◆ **Given material**:
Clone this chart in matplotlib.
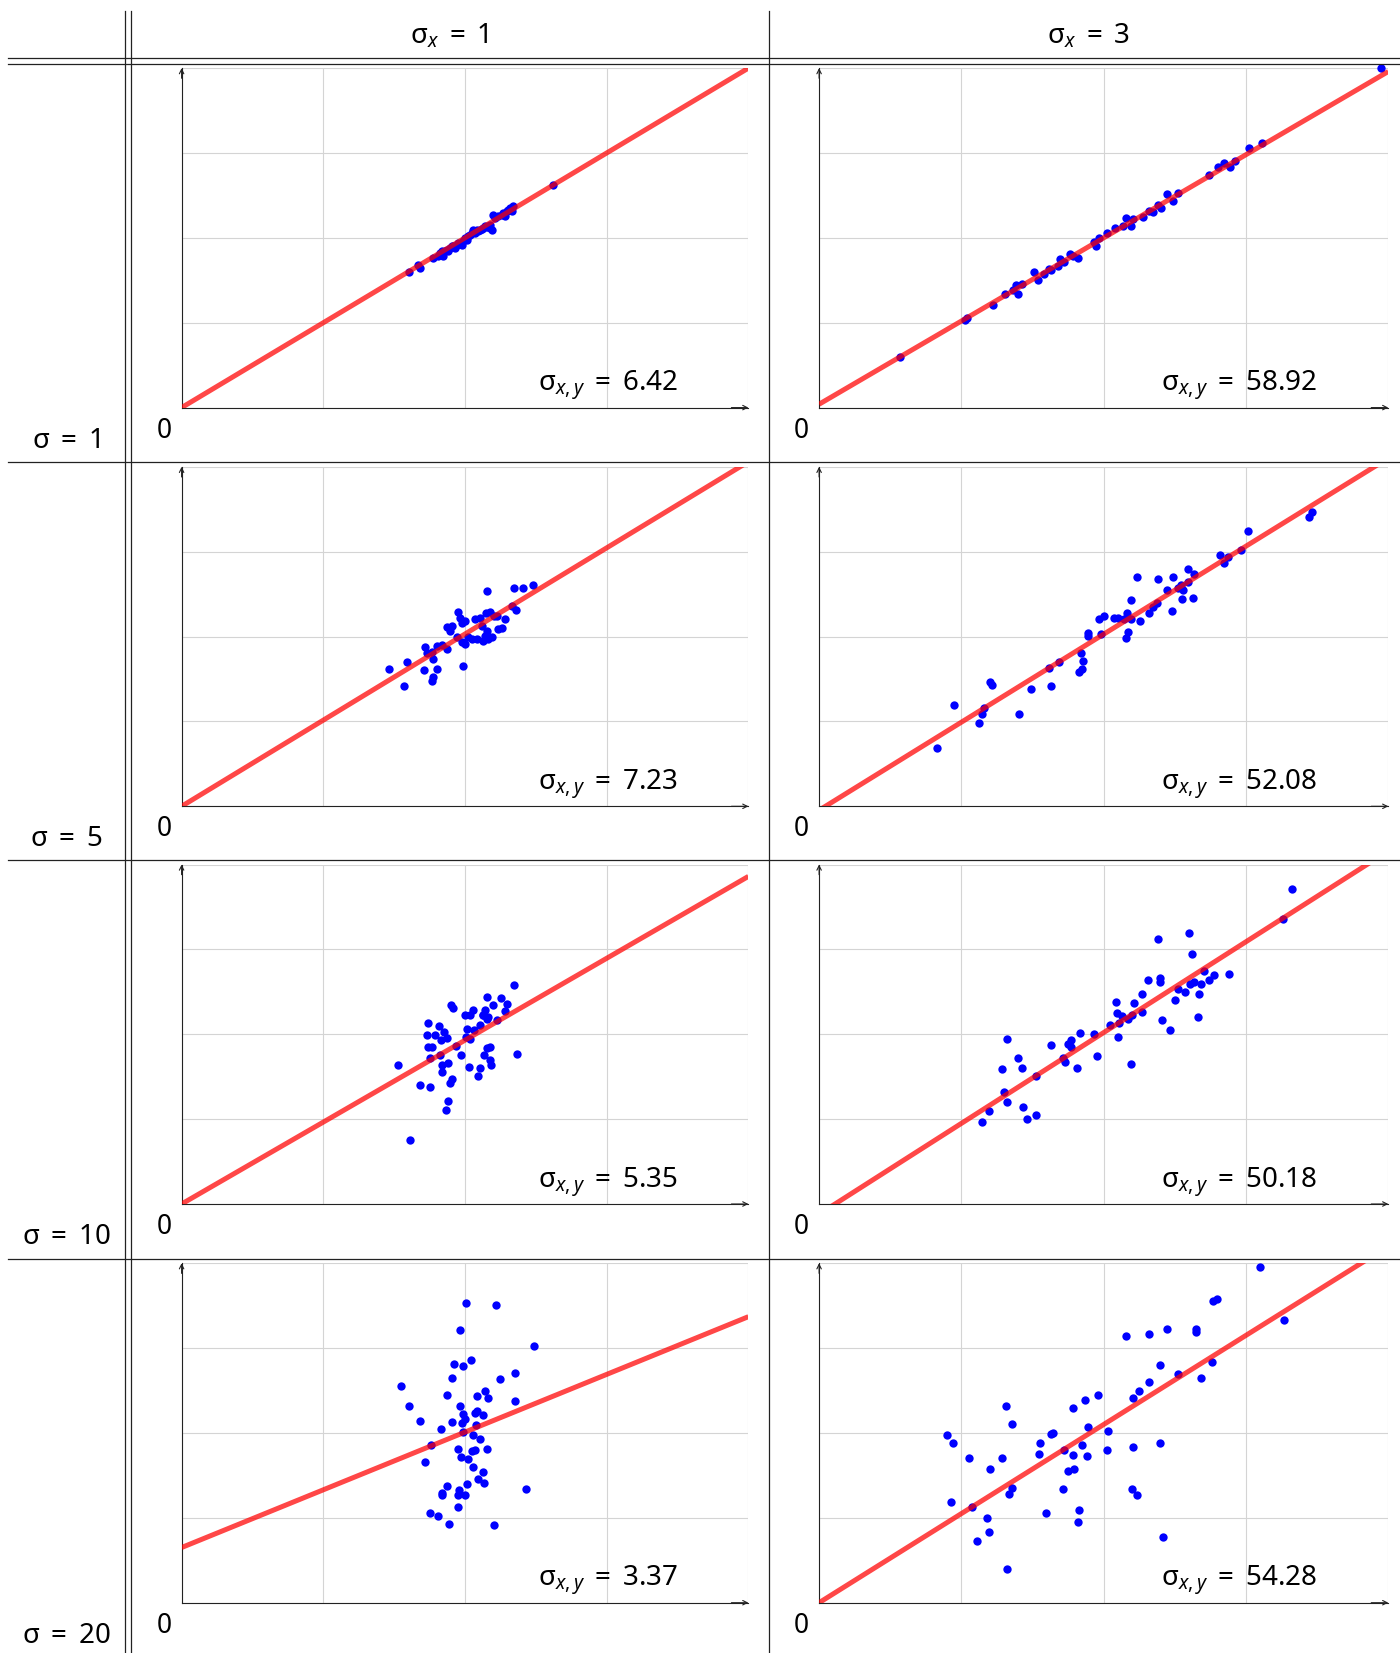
import numpy as np
import matplotlib
matplotlib.use('Agg')
import matplotlib.pyplot as plt
from matplotlib.lines import Line2D

plt.rcParams['font.family'] = ['Noto Sans', 'DejaVu Sans']
plt.rcParams['mathtext.fontset'] = 'custom'
plt.rcParams['mathtext.rm'] = 'Noto Sans'
plt.rcParams['mathtext.it'] = 'Noto Sans:italic'

# labels of the table
noise_labels = ['σ$\\;=\\;$1', 'σ$\\;=\\;$5', 'σ$\\;=\\;$10', 'σ$\\;=\\;$20']
sx_labels = ['σ$_x\\;=\\;$1', 'σ$_x\\;=\\;$3']
cov_values = [['6.42', '58.92'], ['7.23', '52.08'], ['5.35', '50.18'], ['3.37', '54.28']]

# regression lines (grid units, axes 0..4)
intercepts = [[0.0, 0.04], [0.0, -0.046], [0.0, -0.12], [0.65, 0.0]]
slopes = [[1.0, 0.98], [1.015, 1.037], [0.965, 1.07], [0.68, 1.05]]

# row 1 (sigma = 1)
x_r1c1 = [1.605, 1.670, 1.682, 1.776, 1.823, 1.847, 1.859, 1.894, 1.918, 1.941, 1.965, 1.988, 2.000,
          2.035, 2.059, 2.071, 2.094, 2.118, 2.153, 2.176, 2.188, 2.200, 2.259, 2.294, 2.318, 2.341,
          2.330, 2.623, 1.812, 1.835, 1.871, 1.882, 1.906, 1.929, 1.953, 1.977, 2.012, 2.024, 2.047,
          2.082, 2.106, 2.130, 2.165, 2.212, 2.236, 2.271, 2.283, 2.306, 2.177, 2.141]
y_r1c1 = [1.597, 1.683, 1.644, 1.762, 1.822, 1.782, 1.841, 1.880, 1.908, 1.919, 1.931, 1.959, 1.999,
          2.038, 2.097, 2.058, 2.077, 2.105, 2.128, 2.156, 2.097, 2.266, 2.274, 2.313, 2.353, 2.372,
          2.313, 2.628, 1.790, 1.841, 1.860, 1.841, 1.900, 1.880, 1.939, 1.919, 1.970, 2.018, 2.057,
          2.096, 2.096, 2.116, 2.136, 2.234, 2.254, 2.293, 2.254, 2.333, 2.116, 2.144]
x_r1c2 = [0.568, 1.041, 1.028, 1.220, 1.304, 1.360, 1.386, 1.398, 1.424, 1.513, 1.539, 1.577, 1.616,
          1.628, 1.692, 1.679, 1.718, 1.764, 1.782, 1.820, 1.935, 1.943, 1.968, 2.024, 2.080, 2.139,
          2.157, 2.190, 2.203, 2.275, 2.318, 2.344, 2.382, 2.400, 2.446, 2.489, 2.522, 2.739, 2.803,
          2.842, 2.888, 2.926, 3.020, 3.110, 3.948]
y_r1c2 = [0.600, 1.053, 1.034, 1.203, 1.340, 1.388, 1.447, 1.337, 1.459, 1.597, 1.499, 1.577, 1.632,
          1.616, 1.754, 1.664, 1.715, 1.809, 1.781, 1.762, 1.948, 1.900, 2.003, 2.062, 2.116, 2.136,
          2.235, 2.144, 2.227, 2.246, 2.313, 2.301, 2.392, 2.353, 2.520, 2.439, 2.529, 2.740, 2.830,
          2.882, 2.830, 2.909, 3.053, 3.120, 4.005]

# row 2 (sigma = 5)
x_r2c1 = [1.466, 1.571, 1.588, 1.713, 1.718, 1.729, 1.765, 1.765, 1.777, 1.800, 1.772, 1.800, 1.835,
          1.871, 1.875, 1.894, 1.906, 1.953, 1.965, 1.976, 2.000, 1.941, 1.976, 2.000, 1.988, 2.024,
          2.047, 2.071, 2.082, 2.106, 2.129, 2.141, 2.153, 2.118, 2.148, 2.176, 2.188, 2.165, 2.153,
          2.205, 2.224, 2.236, 2.259, 2.282, 2.329, 2.357, 2.345, 2.412, 2.482]
y_r2c1 = [1.617, 1.422, 1.703, 1.606, 1.872, 1.806, 1.820, 1.481, 1.520, 1.617, 1.734, 1.891, 1.902,
          1.852, 2.118, 2.067, 2.125, 2.290, 2.223, 2.165, 2.184, 1.989, 1.930, 1.911, 1.657, 1.989,
          1.970, 2.204, 1.970, 2.223, 1.950, 2.008, 2.067, 2.125, 2.282, 2.290, 1.989, 1.970, 2.536,
          2.243, 2.243, 2.094, 2.106, 2.204, 2.360, 2.309, 2.567, 2.567, 2.602]
x_r2c2 = [0.831, 0.950, 1.126, 1.147, 1.159, 1.201, 1.217, 1.405, 1.491, 1.613, 1.632, 1.688, 1.829,
          1.848, 1.853, 1.843, 1.888, 1.892, 1.981, 1.969, 2.004, 2.075, 2.103, 2.143, 2.166, 2.192,
          2.157, 2.173, 2.255, 2.192, 2.232, 2.321, 2.344, 2.372, 2.379, 2.443, 2.482, 2.489, 2.525,
          2.543, 2.560, 2.553, 2.590, 2.593, 2.625, 2.635, 2.817, 2.845, 2.871, 2.963, 3.012, 3.445, 3.461]
y_r2c2 = [0.686, 1.194, 0.980, 1.090, 1.164, 1.461, 1.434, 1.085, 1.387, 1.629, 1.418, 1.696, 1.578,
          1.618, 1.711, 1.805, 2.039, 2.008, 2.035, 2.211, 2.243, 2.223, 2.223, 2.204, 2.282, 2.204,
          1.981, 2.059, 2.184, 2.430, 2.699, 2.274, 2.348, 2.399, 2.680, 2.543, 2.301, 2.699, 2.575,
          2.603, 2.543, 2.446, 2.641, 2.797, 2.454, 2.738, 2.966, 2.868, 2.939, 3.025, 3.246, 3.407, 3.473]

# row 3 (sigma = 10)
x_r3c1 = [1.529, 1.612, 1.683, 1.753, 1.741, 1.729, 1.741, 1.765, 1.753, 1.788, 1.816, 1.824, 1.831,
          1.835, 1.835, 1.854, 1.871, 1.878, 1.901, 1.913, 1.906, 1.894, 1.882, 1.866, 1.937, 1.972,
          2.000, 2.016, 2.031, 2.035, 2.007, 2.035, 2.054, 2.066, 2.094, 2.106, 2.106, 2.129, 2.141,
          2.153, 2.153, 2.153, 2.177, 2.137, 2.177, 2.184, 2.195, 2.224, 2.252, 2.282, 2.299, 2.348,
          2.364, 2.125, 2.165]
y_r3c1 = [1.635, 0.753, 1.400, 1.380, 2.133, 1.988, 1.851, 1.851, 1.722, 1.996, 2.094, 1.761, 1.929,
          1.635, 1.557, 2.027, 1.957, 1.663, 2.341, 2.310, 1.478, 1.420, 1.216, 1.106, 1.859, 1.761,
          2.231, 2.067, 1.616, 2.224, 1.969, 1.941, 2.290, 2.055, 1.506, 1.604, 2.106, 2.224, 2.282,
          2.439, 2.176, 1.839, 1.851, 1.753, 1.694, 1.643, 2.349, 2.173, 2.431, 2.271, 2.353, 2.584,
          1.773, 2.231, 2.204]
x_r3c2 = [1.147, 1.194, 1.299, 1.318, 1.287, 1.323, 1.395, 1.424, 1.431, 1.459, 1.524, 1.524, 1.629,
          1.712, 1.728, 1.751, 1.770, 1.770, 1.815, 1.831, 1.929, 1.955, 2.042, 2.084, 2.098, 2.091,
          2.110, 2.126, 2.168, 2.196, 2.215, 2.192, 2.267, 2.271, 2.313, 2.384, 2.396, 2.398, 2.412,
          2.466, 2.501, 2.520, 2.574, 2.600, 2.618, 2.606, 2.632, 2.665, 2.667, 2.681, 2.707, 2.742,
          2.773, 2.878, 3.262, 3.321]
y_r3c2 = [0.961, 1.094, 1.322, 1.196, 1.588, 1.949, 1.725, 1.608, 1.137, 1.000, 1.047, 1.506, 1.871,
          1.725, 1.675, 1.890, 1.929, 1.851, 1.608, 2.012, 2.008, 1.745, 2.110, 2.380, 1.973, 2.251,
          2.133, 2.212, 2.184, 2.231, 2.369, 1.655, 2.478, 2.267, 2.635, 3.122, 2.667, 2.620, 2.169,
          2.051, 2.404, 2.529, 2.502, 3.196, 2.949, 2.596, 2.616, 2.204, 2.471, 2.588, 2.745, 2.639,
          2.702, 2.706, 3.361, 3.706]

# row 4 (sigma = 20)
x_r4c1 = [2.007, 2.219, 1.965, 2.489, 1.922, 1.983, 2.040, 1.906, 2.247, 2.353, 1.548, 1.871, 2.082,
          2.141, 2.165, 2.355, 1.602, 1.965, 1.988, 2.000, 2.071, 2.082, 2.129, 1.682, 1.828, 1.910,
          1.981, 1.988, 2.075, 2.059, 2.106, 1.758, 1.718, 1.953, 1.969, 2.019, 2.047, 2.071, 2.153,
          2.054, 2.125, 2.089, 2.136, 2.016, 1.871, 1.835, 1.838, 1.958, 1.953, 2.002, 2.431, 1.948,
          1.753, 1.812, 1.890, 2.207]
y_r4c1 = [3.530, 3.502, 3.208, 3.028, 2.808, 2.789, 2.855, 2.647, 2.636, 2.706, 2.553, 2.451, 2.432,
          2.498, 2.416, 2.377, 2.318, 2.314, 2.228, 2.169, 2.236, 2.255, 2.208, 2.141, 2.051, 2.130,
          2.118, 2.012, 2.091, 1.973, 1.929, 1.855, 1.659, 1.816, 1.718, 1.698, 1.792, 1.804, 1.816,
          1.600, 1.541, 1.463, 1.412, 1.404, 1.373, 1.298, 1.274, 1.326, 1.274, 1.274, 1.345, 1.130,
          1.051, 1.024, 0.926, 0.914]
x_r4c2 = [3.098, 2.770, 2.798, 3.267, 2.649, 2.649, 2.442, 2.318, 2.157, 2.396, 2.525, 2.320, 2.250,
          2.208, 2.761, 2.686, 1.962, 1.869, 1.787, 1.313, 1.356, 1.892, 2.033, 0.901, 0.943, 1.630,
          1.646, 1.552, 1.548, 1.721, 1.787, 1.848, 1.885, 2.021, 2.208, 2.396, 1.051, 1.283, 1.203,
          1.749, 1.791, 1.358, 1.335, 1.712, 2.197, 2.232, 0.929, 1.077, 1.177, 1.194, 1.107, 1.597,
          1.824, 1.817, 2.414, 1.318]
y_r4c2 = [3.961, 3.549, 3.581, 3.333, 3.228, 3.189, 3.228, 3.169, 3.138, 2.804, 2.694, 2.604, 2.494,
          2.412, 2.839, 2.651, 2.443, 2.385, 2.298, 2.318, 2.110, 2.071, 2.028, 1.973, 1.883, 1.985,
          2.000, 1.886, 1.749, 1.804, 1.737, 1.859, 1.730, 1.804, 1.836, 1.887, 1.706, 1.706, 1.581,
          1.549, 1.581, 1.357, 1.275, 1.341, 1.345, 1.267, 1.181, 1.130, 1.001, 0.828, 0.726, 1.059,
          1.091, 0.953, 0.777, 0.393]

xs_all = [[x_r1c1, x_r1c2], [x_r2c1, x_r2c2], [x_r3c1, x_r3c2], [x_r4c1, x_r4c2]]
ys_all = [[y_r1c1, y_r1c2], [y_r2c1, y_r2c2], [y_r3c1, y_r3c2], [y_r4c1, y_r4c2]]

# layout in pixels of the 1400x1653 picture
W, H = 1400, 1653
col_left = [181.6, 819.1]
col_width = [566.8, 569.2]
row_bottom = [407.6, 806.3, 1204.0, 1602.7]
row_height = 339.5
col_center = [449, 1088]

fig = plt.figure(figsize=(14, 16.53), dpi=100)


def fx(px):
    return px / W


def fy(py):
    return 1 - py / H


# table rules
for yy in [58, 64, 461.7, 860.2, 1258.7]:
    fig.add_artist(Line2D([fx(8), 1], [fy(yy), fy(yy)], color='#222222', lw=0.9))
for xx in [125, 130.5, 768.5]:
    fig.add_artist(Line2D([fx(xx), fx(xx)], [fy(11), 0], color='#222222', lw=0.9))

for j, lab in enumerate(sx_labels):
    fig.text(fx(col_center[j]), fy(43), lab, ha='center', va='baseline', fontsize=20)

for i in range(4):
    fig.text(fx(66), fy(row_bottom[i] + 40), noise_labels[i], ha='center', va='baseline', fontsize=20)
    for j in range(2):
        ax = fig.add_axes([fx(col_left[j]), fy(row_bottom[i]),
                           col_width[j] / W, row_height / H])
        ax.set_xlim(0, 4)
        ax.set_ylim(0, 4)
        ax.set_xticks([0, 1, 2, 3, 4])
        ax.set_yticks([0, 1, 2, 3, 4])
        ax.grid(True, color='#d4d4d4', lw=0.8)
        ax.tick_params(length=0, labelbottom=False, labelleft=False)
        for s in ['top', 'right']:
            ax.spines[s].set_visible(False)
        for s in ['left', 'bottom']:
            ax.spines[s].set_color('#222222')
            ax.spines[s].set_linewidth(0.8)
        ax.set_axisbelow(True)

        ax.scatter(xs_all[i][j], ys_all[i][j], s=36, color='#0000ff',
                   linewidths=0, zorder=3, clip_on=False)
        lx = np.array([0.0, 4.0])
        ax.plot(lx, intercepts[i][j] + slopes[i][j] * lx, color='#ff0000',
                lw=3.6, alpha=0.72, zorder=4, solid_capstyle='butt')

        ax.annotate('', xy=(1.0, 0), xytext=(0.97, 0), xycoords='axes fraction',
                    arrowprops=dict(arrowstyle='->', lw=0.8, color='#222222',
                                    shrinkA=0, shrinkB=0, mutation_scale=8))
        ax.annotate('', xy=(0, 1.0), xytext=(0, 0.97), xycoords='axes fraction',
                    arrowprops=dict(arrowstyle='->', lw=0.8, color='#222222',
                                    shrinkA=0, shrinkB=0, mutation_scale=8))

        ax.text(0.875, 0.05, 'σ$_{x,y}\\;=\\;$' + cov_values[i][j], transform=ax.transAxes,
                ha='right', va='baseline', fontsize=20)
        ax.annotate('0', xy=(0, 0), xycoords='axes fraction', xytext=(-12.5, -16.5),
                    textcoords='offset points', ha='center', va='center', fontsize=19)

fig.savefig('out.png', dpi=100)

◆ **Stated goal**: From the top of the listing above, repeat each line exactly until you reach the line containing "1.07], [0.68, 1.05]]", and repeat that one too. Leave the pictures out.

◆ **Answer in full**:
Clone this chart in matplotlib.
import numpy as np
import matplotlib
matplotlib.use('Agg')
import matplotlib.pyplot as plt
from matplotlib.lines import Line2D

plt.rcParams['font.family'] = ['Noto Sans', 'DejaVu Sans']
plt.rcParams['mathtext.fontset'] = 'custom'
plt.rcParams['mathtext.rm'] = 'Noto Sans'
plt.rcParams['mathtext.it'] = 'Noto Sans:italic'

# labels of the table
noise_labels = ['σ$\\;=\\;$1', 'σ$\\;=\\;$5', 'σ$\\;=\\;$10', 'σ$\\;=\\;$20']
sx_labels = ['σ$_x\\;=\\;$1', 'σ$_x\\;=\\;$3']
cov_values = [['6.42', '58.92'], ['7.23', '52.08'], ['5.35', '50.18'], ['3.37', '54.28']]

# regression lines (grid units, axes 0..4)
intercepts = [[0.0, 0.04], [0.0, -0.046], [0.0, -0.12], [0.65, 0.0]]
slopes = [[1.0, 0.98], [1.015, 1.037], [0.965, 1.07], [0.68, 1.05]]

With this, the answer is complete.